◆ **WORK TO BE COMPLETED**
Keep the wording of each record exactly the same when you repeat it, and leave out pictures.
# Start of PROVIDED DATA
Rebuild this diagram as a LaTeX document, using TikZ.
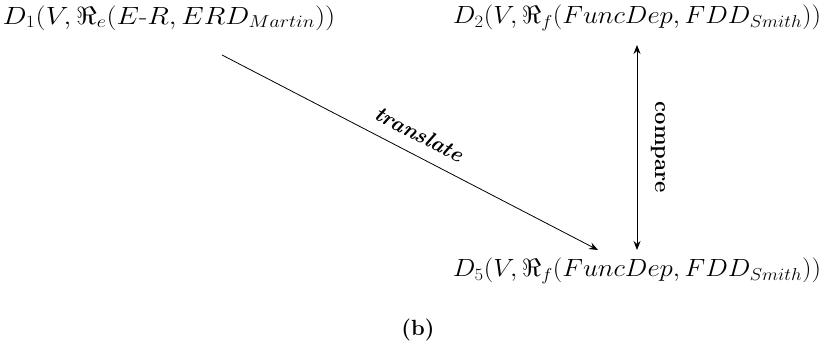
\documentclass[tikz,border=0pt]{standalone}
\usepackage{graphicx}
\usetikzlibrary{arrows.meta,calc}
\DeclareMathSizes{24}{24}{18}{14}
\newcommand{\wideform}[2][1.08]{\scalebox{#1}[1]{$#2$}}
\tikzset{
  formula/.style={inner sep=0pt, font=\fontsize{24}{29}\selectfont},
  lbl/.style={font=\fontsize{22}{26}\selectfont\bfseries},
  conn/.style={-{Stealth[length=9pt,width=7pt,inset=3pt]}, line width=0.8pt},
  conn2/.style={{Stealth[length=9pt,width=7pt,inset=3pt]}-{Stealth[length=9pt,width=7pt,inset=3pt]}, line width=0.8pt}
}
\begin{document}
\begin{tikzpicture}[x=1pt,y=1pt]
\useasboundingbox (0,0) rectangle (825,351);
\node[formula] (D1) at (169,333) {\wideform[1.15]{D_1(V,\Re_e(E\mbox{-}R,ERD_{Martin}))}};
\node[formula] (D2) at (637,333) {\wideform{D_2(V,\Re_f(FuncDep,FDD_{Smith}))}};
\node[formula] (D5) at (637,80) {\wideform{D_5(V,\Re_f(FuncDep,FDD_{Smith}))}};
\node[lbl] (cap) at (418,21) {(b)};
\coordinate (t1) at (222,296);
\coordinate (t2) at (598,101);
\coordinate (c1) at (637,306);
\coordinate (c2) at (637,101);
\draw[conn] (t1) -- node[sloped,above=9pt,lbl,font=\fontsize{22}{26}\selectfont\bfseries\itshape] {translate} (t2);
\draw[conn2] (c1) -- node[lbl,rotate=-90,above=10pt,anchor=south] {compare} (c2);
\end{tikzpicture}
\end{document}
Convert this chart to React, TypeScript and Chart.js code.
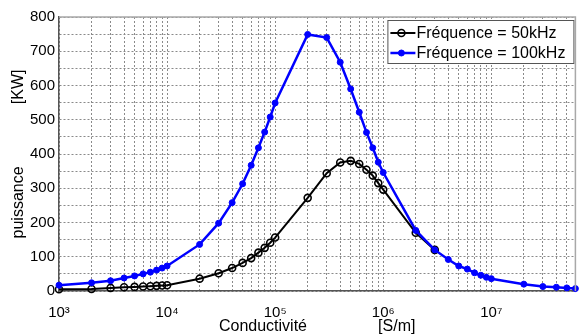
# End of PROVIDED DATA
◆ **WRITTEN ANSWER**
Rebuild this diagram as a LaTeX document, using TikZ.
\documentclass[tikz,border=0pt]{standalone}
\usepackage{graphicx}
\usetikzlibrary{arrows.meta,calc}
\DeclareMathSizes{24}{24}{18}{14}
\newcommand{\wideform}[2][1.08]{\scalebox{#1}[1]{$#2$}}
\tikzset{
  formula/.style={inner sep=0pt, font=\fontsize{24}{29}\selectfont},
  lbl/.style={font=\fontsize{22}{26}\selectfont\bfseries},
  conn/.style={-{Stealth[length=9pt,width=7pt,inset=3pt]}, line width=0.8pt},
  conn2/.style={{Stealth[length=9pt,width=7pt,inset=3pt]}-{Stealth[length=9pt,width=7pt,inset=3pt]}, line width=0.8pt}
}
\begin{document}
\begin{tikzpicture}[x=1pt,y=1pt]
\useasboundingbox (0,0) rectangle (825,351);
\node[formula] (D1) at (169,333) {\wideform[1.15]{D_1(V,\Re_e(E\mbox{-}R,ERD_{Martin}))}};
\node[formula] (D2) at (637,333) {\wideform{D_2(V,\Re_f(FuncDep,FDD_{Smith}))}};
\node[formula] (D5) at (637,80) {\wideform{D_5(V,\Re_f(FuncDep,FDD_{Smith}))}};
\node[lbl] (cap) at (418,21) {(b)};
\coordinate (t1) at (222,296);
\coordinate (t2) at (598,101);
\coordinate (c1) at (637,306);
\coordinate (c2) at (637,101);
\draw[conn] (t1) -- node[sloped,above=9pt,lbl,font=\fontsize{22}{26}\selectfont\bfseries\itshape] {translate} (t2);
\draw[conn2] (c1) -- node[lbl,rotate=-90,above=10pt,anchor=south] {compare} (c2);
\end{tikzpicture}
\end{document}
Convert this chart to React, TypeScript and Chart.js code.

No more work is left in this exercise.